Andrew, All,
So, I found the cause of that memory corruption I mentioned last night.
I was booting on the 16x w/ HT and I hadn't taken note that NR_CPUS now
defaults to 8. Whoops. Ends up there isn't any bounds checking when
bringing up the cpus, thus we overflow bios_cpu_apicid[].
Here's a quick patch that checks if num_processors has hit NR_CPUS.
Seems to fix it for me.
Let me know if you have any comments or suggestions.
thanks
-john
===== arch/i386/kernel/mpparse.c 1.49 vs edited =====
--- 1.49/arch/i386/kernel/mpparse.c Sun Aug 31 16:14:25 2003
+++ edited/arch/i386/kernel/mpparse.c Thu Sep 4 18:07:15 2003
@@ -167,6 +167,10 @@
boot_cpu_logical_apicid = apicid;
}
+ if (num_processors > NR_CPUS){
+ printk(KERN_WARNING "NR_CPUS limit of %i reached.
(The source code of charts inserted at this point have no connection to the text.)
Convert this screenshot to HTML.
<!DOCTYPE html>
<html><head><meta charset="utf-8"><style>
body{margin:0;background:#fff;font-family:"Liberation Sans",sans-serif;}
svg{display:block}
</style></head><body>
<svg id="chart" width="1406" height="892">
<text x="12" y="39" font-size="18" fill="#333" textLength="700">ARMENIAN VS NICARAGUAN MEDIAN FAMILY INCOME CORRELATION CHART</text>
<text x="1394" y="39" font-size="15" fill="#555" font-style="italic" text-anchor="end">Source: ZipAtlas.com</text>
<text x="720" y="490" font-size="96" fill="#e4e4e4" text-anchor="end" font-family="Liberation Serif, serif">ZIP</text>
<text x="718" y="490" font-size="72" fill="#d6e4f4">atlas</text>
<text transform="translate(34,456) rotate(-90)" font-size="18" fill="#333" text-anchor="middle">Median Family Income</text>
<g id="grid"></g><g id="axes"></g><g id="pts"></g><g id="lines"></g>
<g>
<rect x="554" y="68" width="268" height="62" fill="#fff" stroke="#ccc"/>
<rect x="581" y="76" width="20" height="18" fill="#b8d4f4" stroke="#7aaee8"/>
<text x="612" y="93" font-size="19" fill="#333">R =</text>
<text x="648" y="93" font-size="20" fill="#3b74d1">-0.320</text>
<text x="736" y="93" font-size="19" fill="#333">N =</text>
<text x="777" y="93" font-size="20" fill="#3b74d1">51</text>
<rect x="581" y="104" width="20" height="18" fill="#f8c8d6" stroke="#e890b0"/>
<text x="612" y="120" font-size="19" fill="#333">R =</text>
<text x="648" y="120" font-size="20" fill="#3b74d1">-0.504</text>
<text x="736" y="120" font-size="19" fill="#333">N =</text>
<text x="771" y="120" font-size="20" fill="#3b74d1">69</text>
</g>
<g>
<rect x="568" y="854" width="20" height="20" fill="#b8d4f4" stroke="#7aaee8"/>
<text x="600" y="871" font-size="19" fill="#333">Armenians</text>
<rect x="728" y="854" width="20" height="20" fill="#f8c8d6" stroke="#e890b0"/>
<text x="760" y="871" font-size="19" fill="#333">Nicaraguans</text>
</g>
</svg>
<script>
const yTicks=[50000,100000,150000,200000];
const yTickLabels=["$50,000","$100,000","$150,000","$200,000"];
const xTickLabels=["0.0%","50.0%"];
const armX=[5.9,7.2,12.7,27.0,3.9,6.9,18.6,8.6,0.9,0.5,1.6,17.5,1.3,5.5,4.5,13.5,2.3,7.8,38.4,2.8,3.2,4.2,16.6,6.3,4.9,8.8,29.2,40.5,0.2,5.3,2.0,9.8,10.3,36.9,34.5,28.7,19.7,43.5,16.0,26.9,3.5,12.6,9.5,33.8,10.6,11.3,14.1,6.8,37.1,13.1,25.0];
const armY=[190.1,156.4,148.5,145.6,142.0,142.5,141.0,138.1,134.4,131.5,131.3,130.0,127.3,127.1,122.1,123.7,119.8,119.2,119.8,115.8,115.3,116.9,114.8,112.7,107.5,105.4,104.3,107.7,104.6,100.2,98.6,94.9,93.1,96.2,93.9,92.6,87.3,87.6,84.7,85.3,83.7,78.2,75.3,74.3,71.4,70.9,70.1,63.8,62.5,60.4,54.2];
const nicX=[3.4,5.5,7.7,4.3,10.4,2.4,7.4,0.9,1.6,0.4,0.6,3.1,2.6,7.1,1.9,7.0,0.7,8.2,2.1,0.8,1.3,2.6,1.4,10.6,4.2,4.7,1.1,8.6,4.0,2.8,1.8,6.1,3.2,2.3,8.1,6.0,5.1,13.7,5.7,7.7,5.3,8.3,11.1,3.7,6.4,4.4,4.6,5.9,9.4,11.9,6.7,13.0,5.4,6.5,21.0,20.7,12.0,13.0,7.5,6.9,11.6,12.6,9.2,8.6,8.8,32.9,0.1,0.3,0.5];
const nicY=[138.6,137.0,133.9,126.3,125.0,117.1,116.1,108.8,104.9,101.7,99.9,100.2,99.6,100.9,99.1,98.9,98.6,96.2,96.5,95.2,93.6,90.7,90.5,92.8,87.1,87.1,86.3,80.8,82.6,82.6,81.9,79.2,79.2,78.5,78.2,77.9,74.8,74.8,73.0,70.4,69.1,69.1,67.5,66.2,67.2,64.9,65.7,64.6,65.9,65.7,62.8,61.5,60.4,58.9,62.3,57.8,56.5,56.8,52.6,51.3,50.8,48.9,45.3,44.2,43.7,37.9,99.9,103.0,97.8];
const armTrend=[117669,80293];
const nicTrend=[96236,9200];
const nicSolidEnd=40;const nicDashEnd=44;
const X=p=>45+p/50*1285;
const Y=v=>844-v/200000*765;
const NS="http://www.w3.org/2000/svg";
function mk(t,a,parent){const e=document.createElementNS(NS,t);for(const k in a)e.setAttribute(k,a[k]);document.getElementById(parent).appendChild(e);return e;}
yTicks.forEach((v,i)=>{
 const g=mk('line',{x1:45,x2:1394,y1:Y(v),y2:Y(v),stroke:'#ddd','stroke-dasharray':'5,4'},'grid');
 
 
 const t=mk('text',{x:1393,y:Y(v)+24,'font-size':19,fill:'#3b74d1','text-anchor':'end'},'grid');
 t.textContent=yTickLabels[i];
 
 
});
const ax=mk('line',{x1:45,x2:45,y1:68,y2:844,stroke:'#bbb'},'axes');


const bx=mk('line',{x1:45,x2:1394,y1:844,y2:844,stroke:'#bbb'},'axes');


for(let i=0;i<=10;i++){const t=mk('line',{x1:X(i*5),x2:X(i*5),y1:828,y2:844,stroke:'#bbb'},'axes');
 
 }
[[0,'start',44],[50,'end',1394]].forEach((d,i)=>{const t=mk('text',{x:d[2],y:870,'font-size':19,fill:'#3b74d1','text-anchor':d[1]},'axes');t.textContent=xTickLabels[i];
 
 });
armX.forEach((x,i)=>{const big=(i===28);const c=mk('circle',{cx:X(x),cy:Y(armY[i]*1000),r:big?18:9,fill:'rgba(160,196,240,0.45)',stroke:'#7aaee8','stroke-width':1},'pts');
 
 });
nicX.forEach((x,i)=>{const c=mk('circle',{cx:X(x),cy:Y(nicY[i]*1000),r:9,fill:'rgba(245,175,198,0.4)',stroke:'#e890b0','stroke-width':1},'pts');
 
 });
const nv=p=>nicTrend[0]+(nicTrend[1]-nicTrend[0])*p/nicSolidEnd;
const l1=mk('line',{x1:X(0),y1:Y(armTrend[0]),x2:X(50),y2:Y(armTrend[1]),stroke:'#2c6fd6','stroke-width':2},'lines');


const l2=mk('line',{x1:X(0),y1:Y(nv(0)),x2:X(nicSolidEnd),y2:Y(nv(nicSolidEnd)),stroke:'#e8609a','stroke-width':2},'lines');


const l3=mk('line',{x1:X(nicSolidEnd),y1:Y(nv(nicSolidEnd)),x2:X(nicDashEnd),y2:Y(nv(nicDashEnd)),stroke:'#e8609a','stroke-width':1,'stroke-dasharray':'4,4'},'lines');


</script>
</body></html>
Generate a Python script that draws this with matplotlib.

Cannot boot CPU(apicid 0x%d).\n", NR_CPUS, m->mpc_apicid);
+ return;
+ }
num_processors++;
if (MAX_APICS - m->mpc_apicid <= 0) {
On Thu, 2003-09-04 at 18:27, john stultz wrote:
> Let me know if you have any comments or suggestions.
While you're at it, can we do this as well? 10 bucks says we'll keep
hitting this otherwise. I think Bill can manage to remember to change
it if he tries for a 64x NUMA-Q. The rest of us are too stupid most of
the time.
--
Dave Hansen
[email protected]
> On Thu, 2003-09-04 at 18:27, john stultz wrote:
>> Let me know if you have any comments or suggestions.
>
> While you're at it, can we do this as well? 10 bucks says we'll keep
> hitting this otherwise. I think Bill can manage to remember to change
> it if he tries for a 64x NUMA-Q. The rest of us are too stupid most of
> the time.
Yeah, good plan.
Thanks for that,
M.
> + if (num_processors > NR_CPUS){
> + printk(KERN_WARNING "NR_CPUS limit of %i reached. Cannot boot CPU(apicid 0x%d).\n", NR_CPUS, m->mpc_apicid);
I'm no expert in this field at all, but doesnt this need to check for '>=' ?
Also, the code following the check could get some reordering for
readability. How about the following:
--- linux-2.6.0-test4/arch/i386/kernel/mpparse.c.orig Fri Sep 5 09:40:07 2003
+++ linux-2.6.0-test4/arch/i386/kernel/mpparse.c Fri Sep 5 09:50:11 2003
@@ -167,15 +167,18 @@
boot_cpu_logical_apicid = apicid;
}
- num_processors++;
-
if (MAX_APICS - m->mpc_apicid <= 0) {
printk(KERN_WARNING "Processor #%d INVALID. (Max ID: %d).\n",
m->mpc_apicid, MAX_APICS);
- --num_processors;
return;
}
ver = m->mpc_apicver;
+
+ if (num_processors >= NR_CPUS){
+ printk(KERN_WARNING "NR_CPUS limit of %i reached. Cannot boot CPU(apicid 0x%d).\n", NR_CPUS, m->mpc_apicid);
+ return;
+ }
+ num_processors++;
tmp = apicid_to_cpu_present(apicid);
physids_or(phys_cpu_present_map, phys_cpu_present_map, tmp);
Tim